Professor Ursula King, Professor Emerita of Theology and Religious Studies at Bristol University, opened proceedings with a deeply moving account of her childhood in Cologne during World War II, and the impact of losing her father at a young age. She called urgent attention to the plight of migrants in Europe today – a crisis of displacement not seen since the wars and bringing untold suffering to women and children.
“Developing the Women of Faith network is exceptionally urgent and of fundamental importance,” she stressed. “As women of faith we have high ideals but we don’t always live up to them.” All our traditions have generations of women of wisdom and understanding whom we can turn to as role models, and peace campaigning is at the heart of the modern women’s movement. She cited the centuries long history of female Imams in China’s Henan province, and the European women’s peace movement, as examples. Now is the time to apply this experience – to move from dialogue to transformative action. She shared the three Asian “H’s” of dialogue – head, hands and heart. The head develops ideas that change society, but this is just the start. The hands are joint action for the sake of our communities. And the heart is the transformation we experience by working together, drawn to love and respect one another. Women cannot regain lost dignity alone, only in community – men and women working together towards this goal.
Jehangir Sarosh, Secretary General of the European Council of Religious Leaders, spoke of the many ways Religions for Peace works to strengthen women as peace builders and keepers. Society has a shared responsibility for our security – no security for me without security for you, and vice versa.

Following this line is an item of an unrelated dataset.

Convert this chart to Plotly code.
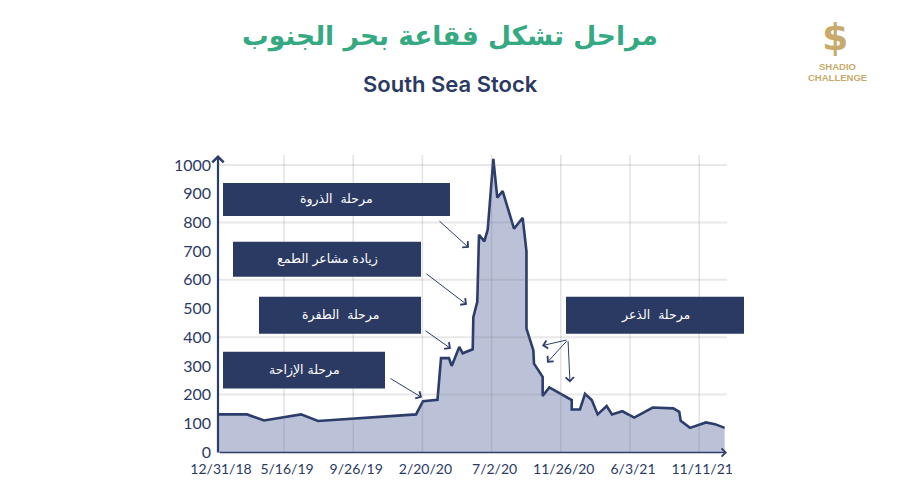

In our Western rights-oriented world, we must not forget the balance of responsibility towards our neighbours. As the former Chief Rabbi, Jonathan Sacks, remarked, we need to move from face-to-face dialogue to side-by-side – working together for the common good.
The Archduchess of Austria and Princess of Tuscany, Camilla Habsburg-Lotheringen, drew attention to the family unit as the primary locus for societal wellbeing. Women hold the keys to every level, from individual family to society at large, and yet today’s values pull them in every direction and threaten the very fabric of our communities. Women of Faith are not only the guardians of the soul, but of society also, and it is imperative to protect them and their roles.
Jenny Kartupelis, Strategy and Development Officer at the World Congress of Faiths, drew on her research of the silent majority of women who are carers, for children, the older generation and all who are vulnerable within our communities. They are the “glue of society”, building and fostering relationships of trust and confidence without which human flourishing is impossible. She called on Women of Faith to campaign for greater recognition of the vital roles women play day to day in promoting spiritual wellbeing and human flourishing.
Ravinder Kaur Kijjar, Chair of the UK Women of Faith Network and International Coordinating committee member on Religions for Peace Global Women of Faith Network, spoke powerfully about the reality for many women whose access to basic human rights and to public office are still curtailed despite UN focus on sustainable development goals. 45% of women in the UK experience some form of physical or sexual abuse. If we don’t value women, and turn a blind eye to ongoing violence towards them, we can never have peace in our world. Societies that ignore the dignity of women are societies that fail to prosper, economically, socially, and in every other way. Whilst the UN Secretary General Ban Ki-Moon talked about women shattering the glass ceilings of our boardrooms, the reality for most is very different. The best way to give women of faith a voice is to build a dynamic network that mainstreams them in to public and leadership roles. Ravinder called on all people, men and women, to play their part in restoring the dignity of women, and honouring them as our respective scriptures instruct.
A lively question and answer session followed, including comments from Religions for Peace Co-President, Bhai Sahib Mohinder Singh, who reminded us that mothers are the first gurus and educationalists. If they are stressed, the unborn child is stressed. Harriet Crabtree, Director of the Interfaith Network; Kiran Bali, CEO of United Religions Initiative UK; Lady Gilda Levy, co-founder of the Women’s Interfaith Network; Alison Judd, Area President of Methodist Women in Britain; Sister Maureen Goodman from the Brahma Kumaris, Ella Matheson, Founding Director of Peace in the City and trustee of the Tutu Foundation UK; Jean Dalgleish of the Westminster Institute for Ethics and Human Values; and many others offered their wholehearted support to the United Kingdom Women of Faith Network. The meeting closed with high aspirations and encouragement for the future of the women of faith in the UK.